Monday, June 26, 2006

Pets

My patience and tolerance of our pets has been waning. They are really starting to frustrate me. Yes I know they are pets and they do things that pets do but I am really getting to the point where their unconditional love and “friendship” and all the other benefits of having pets is no longer outweighing the negatives.

I feed the cats. I feed the dog. I walk the dog three times a day. I clean the litter boxes. At the end of every night I gather the cats and lock them in the garage so they won’t disturb us. I let them out in the morning. I am constantly stepping over the cats and dog while walking through my house.

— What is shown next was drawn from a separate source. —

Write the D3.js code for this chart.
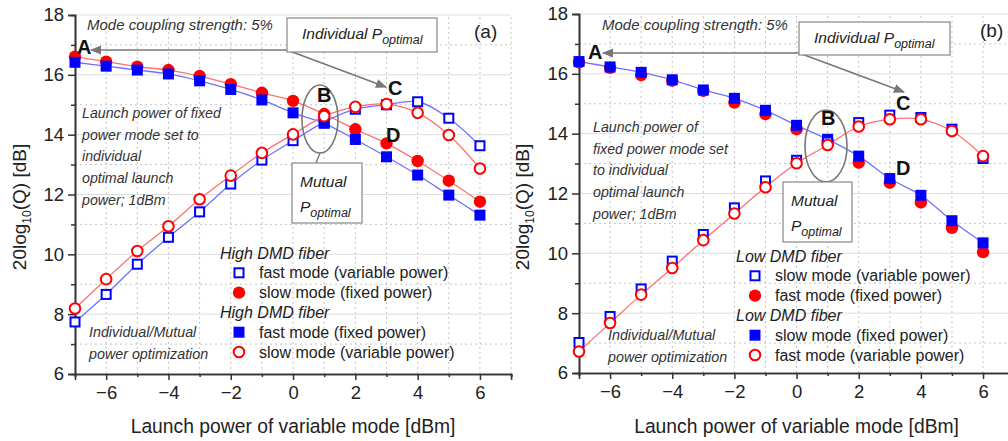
<!DOCTYPE html>
<html>
<head>
<meta charset="utf-8">
<script src="https://cdn.jsdelivr.net/npm/d3@7"></script>
<style>
  body { margin: 0; background: #fff; }
  svg { display: block; font-family: "Liberation Sans", Arial, sans-serif; }
</style>
</head>
<body>
<div id="chart"></div>
<script>
// launch power of the variable mode [dBm]
const launchPower = [-7, -6, -5, -4, -3, -2, -1, 0, 1, 2, 3, 4, 5, 6];
const yTicks = [6, 8, 10, 12, 14, 16, 18];
const xTicks = [-6, -4, -2, 0, 2, 4, 6];

// (a) high DMD fiber
const highFastVariable = [7.74, 8.66, 9.67, 10.57, 11.42, 12.35, 13.15, 13.80, 14.42, 14.85, 15.00, 15.10, 14.55, 13.63];
const highSlowFixed    = [16.61, 16.44, 16.27, 16.16, 15.96, 15.69, 15.40, 15.13, 14.69, 14.18, 13.71, 13.12, 12.46, 11.76];
const highFastFixed    = [16.42, 16.29, 16.16, 16.03, 15.80, 15.51, 15.16, 14.73, 14.38, 13.84, 13.26, 12.65, 11.98, 11.31];
const highSlowVariable = [8.19, 9.17, 10.11, 10.94, 11.84, 12.63, 13.39, 14.01, 14.62, 14.93, 15.02, 14.73, 13.99, 12.87];

// (b) low DMD fiber
const lowSlowVariable = [7.02, 7.89, 8.81, 9.74, 10.63, 11.52, 12.42, 13.11, 13.72, 14.37, 14.62, 14.54, 14.15, 13.17];
const lowFastFixed    = [16.38, 16.20, 15.96, 15.77, 15.43, 15.04, 14.65, 14.15, 13.75, 13.03, 12.36, 11.70, 10.85, 10.04];
const lowSlowFixed    = [16.41, 16.23, 16.05, 15.80, 15.46, 15.18, 14.78, 14.28, 13.81, 13.25, 12.50, 11.94, 11.09, 10.35];
const lowFastVariable = [6.72, 7.67, 8.62, 9.51, 10.44, 11.33, 12.21, 13.01, 13.62, 14.24, 14.48, 14.48, 14.09, 13.25];

const W = 1008, H = 441;
const RED = "#ff0000", BLUE = "#0000ff";
const RED_LINE = "#ff7070", BLUE_LINE = "#7070ff";
const AXIS = "#333";

const svg = d3.select("#chart").append("svg")
  .attr("width", W).attr("height", H);

// marker drawing helpers
function marker(g, type, cx, cy) {
  if (type === "sqOpen") {
    g.append("rect").attr("x", cx - 4.5).attr("y", cy - 4.5).attr("width", 9).attr("height", 9)
      .attr("fill", "#fff").attr("stroke", BLUE).attr("stroke-width", 2);
  } else if (type === "sqFill") {
    g.append("rect").attr("x", cx - 5.5).attr("y", cy - 5.5).attr("width", 11).attr("height", 11)
      .attr("fill", BLUE);
  } else if (type === "ciOpen") {
    g.append("circle").attr("cx", cx).attr("cy", cy).attr("r", 5.3)
      .attr("fill", "#fff").attr("stroke", RED).attr("stroke-width", 2);
  } else {
    g.append("circle").attr("cx", cx).attr("cy", cy).attr("r", 6.2).attr("fill", RED);
  }
}

function drawPanel(p) {
  const x = d3.scaleLinear().domain([-7, 7]).range([p.x0, p.x0 + 14 * p.dx]);
  const y = d3.scaleLinear().domain([6, 18]).range([p.yBottom, p.yTop]);
  const g = svg.append("g");

  // grid
  const grid = g.append("g");
  d3.range(-6, 8).forEach(v => {
    grid.append("line").attr("x1", x(v)).attr("x2", x(v)).attr("y1", y(6)).attr("y2", y(18))
      .attr("stroke", "#c4c4c4").attr("stroke-dasharray", "2,3");
  });
  d3.range(7, 19).forEach(v => {
    const major = v % 2 === 0;
    grid.append("line").attr("x1", x(-7)).attr("x2", x(7)).attr("y1", y(v)).attr("y2", y(v))
      .attr("stroke", major ? "#dedede" : "#c4c4c4")
      .attr("stroke-dasharray", major ? null : "2,3");
  });

  // axes
  const xAxis = d3.axisBottom(x).tickValues(xTicks).tickSize(6).tickPadding(6).tickFormat(d3.format("d"));
  const yAxis = d3.axisLeft(y).tickValues(yTicks).tickSize(7).tickPadding(4);
  const minorX = d3.axisBottom(x).tickValues([-7, -5, -3, -1, 1, 3, 5, 7]).tickSize(3).tickFormat("");
  const minorY = d3.axisLeft(y).tickValues([7, 9, 11, 13, 15, 17]).tickSize(4).tickFormat("");

  [[xAxis, true], [minorX, true], [yAxis, false], [minorY, false]].forEach(([ax, isX]) => {
    const a = g.append("g")
      .attr("transform", isX ? `translate(0,${y(6)})` : `translate(${x(-7)},0)`)
      .call(ax);
    a.select(".domain").attr("stroke", AXIS).attr("stroke-width", 1.6);
    a.selectAll(".tick line").attr("stroke", AXIS).attr("stroke-width", 1.5);
    a.selectAll(".tick text").attr("fill", "#222").style("font-size", "18.5px");
  });

  // axis titles
  g.append("text")
    .attr("x", x(0)).attr("y", 433)
    .attr("text-anchor", "middle").style("font-size", "19.3px").attr("fill", "#222")
    .text("Launch power of variable mode [dBm]");
  const yl = g.append("text")
    .attr("transform", `translate(${p.yLabelX},207) rotate(-90)`)
    .attr("text-anchor", "middle").style("font-size", "19px").attr("fill", "#222");
  yl.append("tspan").text("20log");
  yl.append("tspan").attr("dy", 5).style("font-size", "12px").text("10");
  yl.append("tspan").attr("dy", -5).text("(Q) [dB]");

  // fitted curves
  const line = d3.line()
    .x((d, i) => x(launchPower[i]))
    .y(d => y(d))
    .curve(d3.curveCatmullRom.alpha(0.5));
  p.curves.forEach(c => {
    g.append("path").datum(c.data).attr("d", line)
      .attr("fill", "none").attr("stroke", c.color).attr("stroke-width", 1.3);
  });

  // markers
  p.series.forEach(s => {
    const sg = g.append("g");
    s.data.forEach((v, i) => marker(sg, s.type, x(launchPower[i]), y(v)));
  });

  // annotations
  const ann = g.append("g");
  const ital = (tx, ty, size, str) => ann.append("text").attr("x", tx).attr("y", ty)
    .attr("font-style", "italic").style("font-size", size + "px").attr("fill", "#333").text(str);

  ital(p.coupling[0], p.coupling[1], 15, "Mode coupling strength: 5%");
  p.launchLines.forEach((t, i) => ital(p.launch[0], p.launch[1] + i * 21.7, 14.2, t));
  ital(p.indiv[0], p.indiv[1], 14.3, "Individual/Mutual");
  ital(p.indiv[0], p.indiv[1] + 22, 14.3, "power optimization");

  ann.append("text").attr("x", p.tag[0]).attr("y", p.tag[1])
    .style("font-size", "19px").attr("fill", "#222").text(p.tagText);

  // Individual P_optimal box + arrows
  const b = p.box;
  const arrName = "arr" + p.tagText.replace(/\W/g, "");
  ann.append("defs").append("marker")
    .attr("id", arrName)
    .attr("viewBox", "0 0 10 10").attr("refX", 9).attr("refY", 5)
    .attr("markerWidth", 7).attr("markerHeight", 7).attr("orient", "auto-start-reverse")
    .append("path").attr("d", "M0,1 L10,5 L0,9 Z").attr("fill", "#777");
  const arrId = `url(#${arrName})`;
  ann.append("line").attr("x1", b.x).attr("y1", b.y + b.h - 2).attr("x2", p.arrA[0]).attr("y2", p.arrA[1])
    .attr("stroke", "#777").attr("stroke-width", 1.6).attr("marker-end", arrId);
  ann.append("line").attr("x1", b.x).attr("y1", b.y + b.h - 2).attr("x2", p.arrC[0]).attr("y2", p.arrC[1])
    .attr("stroke", "#777").attr("stroke-width", 1.6).attr("marker-end", arrId);
  ann.append("rect").attr("x", b.x).attr("y", b.y).attr("width", b.w).attr("height", b.h)
    .attr("fill", "#fff").attr("stroke", "#888").attr("stroke-width", 1.2);
  const bt = ann.append("text").attr("x", b.x + 15).attr("y", b.y + b.h / 2 + 4)
    .attr("font-style", "italic").style("font-size", "15.5px").attr("fill", "#222");
  bt.append("tspan").text("Individual P");
  bt.append("tspan").attr("dy", 5).style("font-size", "12.5px").text("optimal");

  // ellipse and Mutual box
  const e = p.ell, m = p.mbox;
  ann.append("line").attr("x1", e.cx).attr("y1", e.cy + e.ry).attr("x2", e.cx - 4).attr("y2", m.y)
    .attr("stroke", "#777").attr("stroke-width", 1.4);
  ann.append("ellipse").attr("cx", e.cx).attr("cy", e.cy).attr("rx", e.rx).attr("ry", e.ry)
    .attr("fill", "none").attr("stroke", "#777").attr("stroke-width", 1.6);
  ann.append("rect").attr("x", m.x).attr("y", m.y).attr("width", m.w).attr("height", m.h)
    .attr("fill", "#fff").attr("stroke", "#888").attr("stroke-width", 1.2);
  ann.append("text").attr("x", m.x + 8).attr("y", m.y + 24)
    .attr("font-style", "italic").style("font-size", "15.5px").attr("fill", "#222").text("Mutual");
  const mt = ann.append("text").attr("x", m.x + 8).attr("y", m.y + 49)
    .attr("font-style", "italic").style("font-size", "15.5px").attr("fill", "#222");
  mt.append("tspan").text("P");
  mt.append("tspan").attr("dy", 5).style("font-size", "12.5px").text("optimal");

  // point letters
  p.letters.forEach(([t, lx, ly]) => {
    ann.append("text").attr("x", lx).attr("y", ly)
      .attr("font-weight", "bold").style("font-size", "20px").attr("fill", "#111").text(t);
  });

  // legend
  const L = p.legend;
  p.legendRows.forEach((r, i) => {
    const ly = L.y + i * 19.8;
    if (r.head) {
      ann.append("text").attr("x", L.x).attr("y", ly + 5.5).attr("font-style", "italic")
        .style("font-size", "16px").attr("fill", "#222").text(r.head);
    } else {
      marker(ann, r.type, L.x + 19, ly);
      ann.append("text").attr("x", L.x + 39).attr("y", ly + 5.5)
        .style("font-size", "16px").attr("fill", "#222").text(r.label);
    }
  });
}

// panel (a)
drawPanel({
  x0: 75, dx: 31.15, yTop: 15, yBottom: 374, yLabelX: 26,
  curves: [
    { data: highSlowFixed, color: RED_LINE },
    { data: highFastFixed, color: BLUE_LINE },
    { data: highFastVariable, color: BLUE_LINE },
    { data: highSlowVariable, color: RED_LINE }
  ],
  series: [
    { data: highFastVariable, type: "sqOpen" },
    { data: highSlowFixed, type: "ciFill" },
    { data: highFastFixed, type: "sqFill" },
    { data: highSlowVariable, type: "ciOpen" }
  ],
  coupling: [87, 30],
  launch: [82, 118],
  launchLines: ["Launch power of fixed", "power mode set to", "individual", "optimal launch", "power; 1dBm"],
  indiv: [89, 337],
  tag: [474, 38], tagText: "(a)",
  box: { x: 287, y: 18, w: 150, h: 34 },
  arrA: [91, 50], arrC: [386, 87],
  ell: { cx: 320, cy: 119, rx: 18, ry: 34 },
  mbox: { x: 292, y: 163, w: 70, h: 60 },
  letters: [["A", 77, 54], ["B", 317, 102], ["C", 388, 95], ["D", 386, 142]],
  legend: { x: 220, y: 253 },
  legendRows: [
    { head: "High DMD fiber" },
    { type: "sqOpen", label: "fast mode (variable power)" },
    { type: "ciFill", label: "slow mode (fixed power)" },
    { head: "High DMD fiber" },
    { type: "sqFill", label: "fast mode (fixed power)" },
    { type: "ciOpen", label: "slow mode (variable power)" }
  ]
});

// panel (b)
drawPanel({
  x0: 579, dx: 31.08, yTop: 14, yBottom: 373, yLabelX: 529,
  curves: [
    { data: lowSlowFixed, color: BLUE_LINE },
    { data: lowFastVariable, color: RED_LINE }
  ],
  series: [
    { data: lowFastFixed, type: "ciFill" },
    { data: lowSlowFixed, type: "sqFill" },
    { data: lowSlowVariable, type: "sqOpen" },
    { data: lowFastVariable, type: "ciOpen" }
  ],
  coupling: [602, 30],
  launch: [593, 132],
  launchLines: ["Launch power of", "fixed power mode set", "to individual", "optimal launch", "power; 1dBm"],
  indiv: [608, 340],
  tag: [980, 37], tagText: "(b)",
  box: { x: 799, y: 22, w: 151, h: 33 },
  arrA: [603, 53], arrC: [904, 92],
  ell: { cx: 826, cy: 146, rx: 21, ry: 36 },
  mbox: { x: 783, y: 182, w: 69, h: 60 },
  letters: [["A", 588, 59], ["B", 821, 125], ["C", 896, 110], ["D", 896, 175]],
  legend: { x: 736, y: 256 },
  legendRows: [
    { head: "Low DMD fiber" },
    { type: "sqOpen", label: "slow mode (variable power)" },
    { type: "ciFill", label: "fast mode (fixed power)" },
    { head: "Low DMD fiber" },
    { type: "sqFill", label: "slow mode (fixed power)" },
    { type: "ciOpen", label: "fast mode (variable power)" }
  ]
});
</script>
</body>
</html>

A month ago I spent a Saturday afternoon steam cleaning our carpets. Within 2 hours Bogart the cat gets a dingle-berry stuck to his ass and scoots his backside across the carpet. Basically he used the carpet as toilet paper.

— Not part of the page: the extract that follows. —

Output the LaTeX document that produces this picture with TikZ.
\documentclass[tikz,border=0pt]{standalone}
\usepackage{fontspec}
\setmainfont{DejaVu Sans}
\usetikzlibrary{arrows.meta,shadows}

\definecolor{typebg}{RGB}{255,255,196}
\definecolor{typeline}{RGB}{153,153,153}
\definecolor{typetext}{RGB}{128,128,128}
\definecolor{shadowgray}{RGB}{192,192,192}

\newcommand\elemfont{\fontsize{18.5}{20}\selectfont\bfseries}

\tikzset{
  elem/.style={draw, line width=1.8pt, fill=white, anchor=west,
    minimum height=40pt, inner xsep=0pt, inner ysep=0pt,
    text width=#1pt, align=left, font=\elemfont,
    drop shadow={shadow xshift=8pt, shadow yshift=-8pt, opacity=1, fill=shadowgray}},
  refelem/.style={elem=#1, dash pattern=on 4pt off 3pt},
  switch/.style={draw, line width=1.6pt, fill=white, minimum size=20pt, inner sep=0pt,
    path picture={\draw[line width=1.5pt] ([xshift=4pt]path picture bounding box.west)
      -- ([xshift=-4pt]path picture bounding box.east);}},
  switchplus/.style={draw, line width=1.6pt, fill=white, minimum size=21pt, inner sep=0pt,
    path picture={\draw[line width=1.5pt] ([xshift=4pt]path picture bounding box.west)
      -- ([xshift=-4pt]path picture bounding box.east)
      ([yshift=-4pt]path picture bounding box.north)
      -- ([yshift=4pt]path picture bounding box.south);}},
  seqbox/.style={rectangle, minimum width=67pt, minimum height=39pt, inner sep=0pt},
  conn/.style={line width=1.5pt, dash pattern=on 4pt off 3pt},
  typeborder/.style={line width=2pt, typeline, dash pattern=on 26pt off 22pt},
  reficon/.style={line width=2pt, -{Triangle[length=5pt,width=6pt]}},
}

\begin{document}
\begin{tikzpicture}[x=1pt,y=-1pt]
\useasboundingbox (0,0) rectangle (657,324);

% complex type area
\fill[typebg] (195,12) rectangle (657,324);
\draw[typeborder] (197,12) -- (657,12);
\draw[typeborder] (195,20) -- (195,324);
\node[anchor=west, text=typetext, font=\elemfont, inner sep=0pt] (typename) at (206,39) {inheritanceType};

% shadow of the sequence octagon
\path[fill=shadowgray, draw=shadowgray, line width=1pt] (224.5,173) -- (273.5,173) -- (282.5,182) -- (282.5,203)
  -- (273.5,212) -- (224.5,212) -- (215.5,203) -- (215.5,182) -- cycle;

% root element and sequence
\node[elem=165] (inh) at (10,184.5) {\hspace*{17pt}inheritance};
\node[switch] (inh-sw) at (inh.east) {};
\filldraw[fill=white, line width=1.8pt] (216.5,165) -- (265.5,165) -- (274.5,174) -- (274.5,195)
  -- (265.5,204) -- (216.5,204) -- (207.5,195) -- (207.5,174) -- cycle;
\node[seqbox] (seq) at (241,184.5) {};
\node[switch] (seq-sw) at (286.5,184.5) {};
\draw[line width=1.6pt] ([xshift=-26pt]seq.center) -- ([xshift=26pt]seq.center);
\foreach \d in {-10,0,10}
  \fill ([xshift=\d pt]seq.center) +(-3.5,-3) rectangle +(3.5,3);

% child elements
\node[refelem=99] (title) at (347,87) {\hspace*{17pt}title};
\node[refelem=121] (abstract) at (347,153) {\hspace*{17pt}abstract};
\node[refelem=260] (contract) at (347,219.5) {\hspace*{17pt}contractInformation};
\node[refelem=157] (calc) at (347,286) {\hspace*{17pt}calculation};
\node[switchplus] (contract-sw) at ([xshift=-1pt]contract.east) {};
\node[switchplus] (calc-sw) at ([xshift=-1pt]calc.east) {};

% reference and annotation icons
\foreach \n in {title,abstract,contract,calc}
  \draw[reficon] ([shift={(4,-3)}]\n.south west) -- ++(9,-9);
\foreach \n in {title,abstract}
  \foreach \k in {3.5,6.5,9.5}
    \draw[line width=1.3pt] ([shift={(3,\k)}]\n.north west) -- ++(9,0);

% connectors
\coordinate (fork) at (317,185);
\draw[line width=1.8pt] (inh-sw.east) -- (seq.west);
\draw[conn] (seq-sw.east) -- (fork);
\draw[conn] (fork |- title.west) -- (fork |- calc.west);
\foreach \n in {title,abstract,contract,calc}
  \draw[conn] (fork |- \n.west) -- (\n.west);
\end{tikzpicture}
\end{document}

Luna, our dog, in desperate need of attention is constantly nudging her way between Maxfield and I whenever we are playing on the floor. She gets so excited and wags her butt in our faces, until we stop playing.

My in-laws are in town for a few days and I was discussing with them the all of the stuff that annoys me regarding our pets. My In-laws love pets. I tried to convince them to take the animals back to Pennsylvania with them. I thought I made a good case. I offered my Father-in-law the dog in exchange of my Mother-in-law.

My Mother-in-Law laughed and thought it was a great idea because she would get to see her grandkids all the time. I thought it was great idea because I would not have to walk her or feed her. She could babysit the kids and Lauren and I could go out. I only gave her one rule: She was not allowed to shake her butt in my face.

18 comments:

Sharpie said...

I say, for FREE and TRUSTED babysitting - you let her shake her butt anywhere she damn pleases. AND drag her ass on the carpet.

Anonymous said...

As much as I *love* my little dog, there are moments that I would trade her in for a taco. She'd have to go to a fantastic family, and the taco would have to be really big and fancy - but all the same, when I step in yet another indoor puddle (or worse) I give it consideration . . .

Jewl said...

I hear you on the pets... I am ready to find new homes for the cats. I am tired of cleaning up crap boxes in my house... YUCK!
And I agree, my carpet is not an ass wipe!

Andrea said...

The fur on our carpet and furniture alone has been enough to make me think we might not replace our two cats after they are gone. Not to mention the cat puke. Ugh. One cat does it, like, every other day. The worst is in the bathroom, when I don't see it first thing in the morning...and step in it. Times like that, these cats are in serious danger of extinction.

lawnwhisperer said...

Dude, you are my hero if you are 'walking the dog' three times a day.

eclectic said...

Plus the flea medicine, the heartworm medicine, the shots... at least your mother in law has health insurance for HER prescriptions! I like how you're apparently going to let her drag her butt on the carpet, but you won't let her shake it in your face. Nice. Next you'll be telling her to clean her own litterbox...

Effie said...

so--did it work? Hmm?

Nature Girl said...

If she's anything like Lauren, I already love her,and boy will they have you trained in no time with two of them to keep you in line! :)Stacie

Anonymous said...

I'm surprised that your Mother in Law didn't just jump right on that deal!

Unknown said...

That last 'requirement', not shaking her butt in your face... that was the deal killer, huh?

I loved our cats when we had them. I did. Then, the kids came along, and I can't tell you how happy I am that we don't have pets anymore.

Anonymous said...

I remember when our dog did a butt slide across our tan carpet (master bedroom carpet, in fact). I saw the streak he left behind, and then I watched as Brenna crawled toward it. I picked her up before she could reach it, but I still had to think of how many more areas like that must have existed in our house. That's why we got new carpet after we found the dog a new home.

Anonymous said...

dingleberry... That is funny.

Anonymous said...

I'm feeling you, Bill. I love our dog but lately he's been a pain in the ass. In the past week, he crapped in the living room, broke into a bag of potato chips and ate the whole thing, and subsequently threw up on the kitchen floor. At this point, I'd gladly trade him for my MIL.

Kami said...

Dude. I know you are being funny, and all, but our three dogs are wearing me out, too. SERIOUSLY.

Judypatooote said...

Animals can be annoying...but then so can mother in laws....hehe

Anonymous said...

Good Rule! I think i'd rather have pets that my mother inlaw around - oops did I really type that?? ha-ha :)

Anonymous said...

Give me babies anyday, and leave the animals to the zoo!

Peter said...

I have two dogs, with each child their popularity wains. If I did not make my wife feel awful about giving them away they would be GONE baby GONE!